Dual Language Academy and Celia Clinton Elementary offer a two-way language program comprising 50% dominant Spanish students and 50% dominant English students. Springdale, Sequoyah, Kendall-Whittier, and Skelly Elementary Schools offer students one-way dual language programs that are 100% Spanish dominant and learn in English and Spanish. At Zarrow International School, students in this immersion program are English dominant and are taught entirely in Spanish. And at Eisenhower International School, English dominant students are offered immersion programs in either Spanish or French.

These programs provide our students with significant advantages in learning and life.

“They become multilingual, multiliterate, and multicultural citizens. They develop the ability to communicate with other ethnic and cultural groups. They will have the ability to take advantage of opportunities that are available only in other languages. It will enhance their college and career opportunities. They are strong candidates to earn Tulsa Public Schools Seal of Biliteracy,” said Liliane. 

One example of the one-way language program is at Skelly Elementary. The school offers this program to Spanish speaking students in all grades from pre-k through 6th. These programs are significant for the Skelly community as the school educates a high population of Spanish speaking students.

Students that enter the program between pre-k and 1st grade receive language arts, science, and social studies curriculum in Spanish and math in English. The model transitions in 2nd grade and continues to grow through the 6th grade. Once in 2nd grade students receive some language arts instruction in English. As students’ English skills progress, the learning of the curriculum transitions to 50/50. 

“The goal is for our students to be biliterate upon leaving Skelly,” said Principal Jennifer Pense. “This program gives our Spanish speaking families a greater sense of belonging in our school. Our teachers can speak directly to them without having to have a translator.” 

This program works at Skelly because of a team-teaching method. Each dual-language class has two teachers, one that teaches English subjects and the other teaching Spanish subjects. Skelly also has a language of the day in which students will work and write in that language. 

“Tulsa has empowered this program, I say it’s Tulsa’s best-hidden secret,” said Stephanie Worley. “It’s a great program! The majority of our students only speak Spanish in their homes.”

Stephanie is in her 6th year teaching 1st grade dual-language at Skelly Elementary. She has seen tremendous growth in her students and feels immensely proud to be a part. 

“It’s wonderful to see the students’ progress from the start of the year to the end. I love showing their journals to their parents. To be able to show the child has grown from writing one word to half pages, with proper grammar. It’s very rewarding,” said Stephanie. 

Stephanie says they empower students to work in pairs as they learn so much from each other. She also encourages the students to write a lot as it helps them get a better understanding of the languages and themselves. 

Another thing she is proud of is the level of engagement her students have with their families. She also is excited about the opportunities the district extends to those families.  

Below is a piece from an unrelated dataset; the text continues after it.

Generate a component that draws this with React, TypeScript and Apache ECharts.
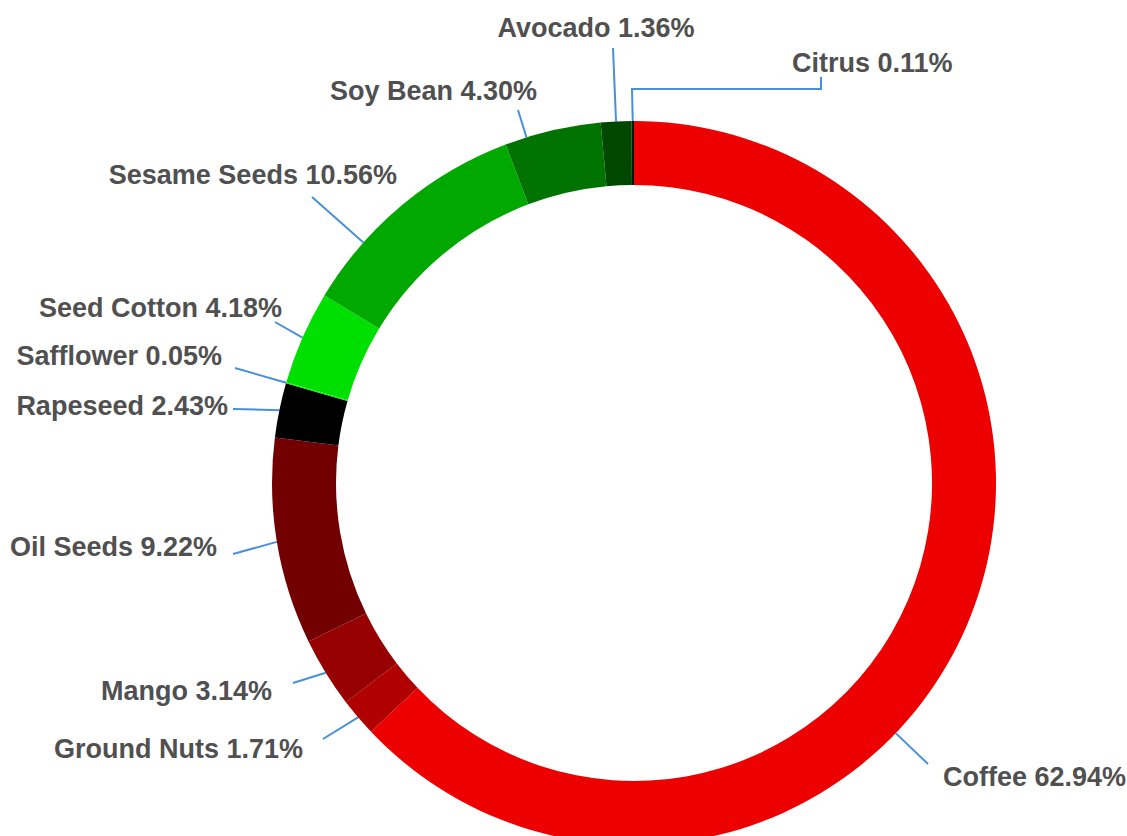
import React, { useEffect, useRef } from "react";
import * as echarts from "echarts";

// Data (percent shares), clockwise from 12 o'clock
const categories = [
  "Coffee",
  "Ground Nuts",
  "Mango",
  "Oil Seeds",
  "Rapeseed",
  "Safflower",
  "Seed Cotton",
  "Sesame Seeds",
  "Soy Bean",
  "Avocado",
  "Citrus",
];
const shares = [62.94, 1.71, 3.14, 9.22, 2.43, 0.05, 4.18, 10.56, 4.3, 1.36, 0.11];

// Styling
const colors = [
  "#ec0000",
  "#b00000",
  "#960000",
  "#720000",
  "#000000",
  "#00f000",
  "#00e000",
  "#00a800",
  "#007300",
  "#004800",
  "#001800",
];

// Layout: label anchor (text edge x, text middle y, alignment)
const labelPos: [number, number, string][] = [
  [943, 777, "left"],
  [303, 749, "right"],
  [272, 691, "right"],
  [217, 547, "right"],
  [228, 406, "right"],
  [222, 356, "right"],
  [282, 308, "right"],
  [397, 175, "right"],
  [537, 91, "right"],
  [596, 28, "center"],
  [792, 63, "left"],
];
// Layout: where each connector line ends near its label
const lineEnd: [number, number][] = [
  [928, 764],
  [323, 739],
  [293, 683],
  [233, 554],
  [233, 409],
  [235, 368],
  [275, 322],
  [312, 197],
  [518, 110],
  [613, 48],
  [821, 77],
];
// Layout: optional elbow points of connectors
const lineVia: [number, number][][] = [[], [], [], [], [], [], [], [], [], [], [[632, 89], [821, 89]]];
// Layout: connectors that start from the ring point nearest their end (instead of slice middle)
const projectStart = [true, false, false, false, false, false, false, true, true, false, false];

const CX = 634;
const CY = 483;
const R_IN = 298;
const R_OUT = 362;

export default function App() {
  const ref = useRef<HTMLDivElement>(null);
  useEffect(() => {
    if (!ref.current) return;
    const chart = echarts.init(ref.current, undefined, { renderer: "svg" });
    const total = shares.reduce((a, b) => a + b, 0);
    const midAngles: number[] = [];
    let acc = 0;
    shares.forEach((v) => {
      midAngles.push(((acc + v / 2) / total) * Math.PI * 2);
      acc += v;
    });
    chart.setOption({
      animation: false,
      backgroundColor: "#ffffff",
      series: [
        {
          type: "pie",
          center: [CX, CY],
          radius: [R_IN, R_OUT],
          startAngle: 90,
          clockwise: true,
          avoidLabelOverlap: false,
          itemStyle: { borderWidth: 0 },
          label: {
            show: true,
            position: "outside",
            formatter: (p: any) => `${p.name} ${Number(p.value).toFixed(2)}%`,
            color: "#505050",
            fontFamily: "Liberation Sans, Arial, sans-serif",
            fontWeight: "bold",
            fontSize: 27,
          },
          labelLine: {
            show: true,
            length: 10,
            length2: 0,
            smooth: false,
            lineStyle: { color: "#4a90d9", width: 2 },
          },
          labelLayout: (params: any) => {
            const i = params.dataIndex;
            const [x, y, align] = labelPos[i];
            const end = lineEnd[i];
            let start: number[];
            if (projectStart[i]) {
              const dx = end[0] - CX;
              const dy = end[1] - CY;
              const d = Math.sqrt(dx * dx + dy * dy);
              start = [CX + (dx / d) * R_OUT, CY + (dy / d) * R_OUT];
            } else {
              const a = midAngles[i];
              start = [CX + Math.sin(a) * R_OUT, CY - Math.cos(a) * R_OUT];
            }
            const pts = [start, ...lineVia[i].map((p) => [p[0], p[1]]), [end[0], end[1]]];
            return { x, y, align, verticalAlign: "middle", labelLinePoints: pts };
          },
          emphasis: { disabled: true },
          data: categories.map((name, i) => ({
            name,
            value: shares[i],
            itemStyle: { color: colors[i] },
          })),
        },
      ],
    });
    return () => chart.dispose();
  }, []);
  return (
    <div
      ref={ref}
      style={{ position: "fixed", left: 0, top: 0, width: 1127, height: 836 }}
    />
  );
}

“A lot of my first graders go to the store and help their families with English skills,” said Stephanie. “Some of my former parents come to Skelly and take an English class provided by the district.”

The Tulsa Public Schools communities enjoy the program, and there is fantastic growth happening within our students. The ability to learn the different curriculum in multiple languages helps students understand the content better and sets a foundation for success.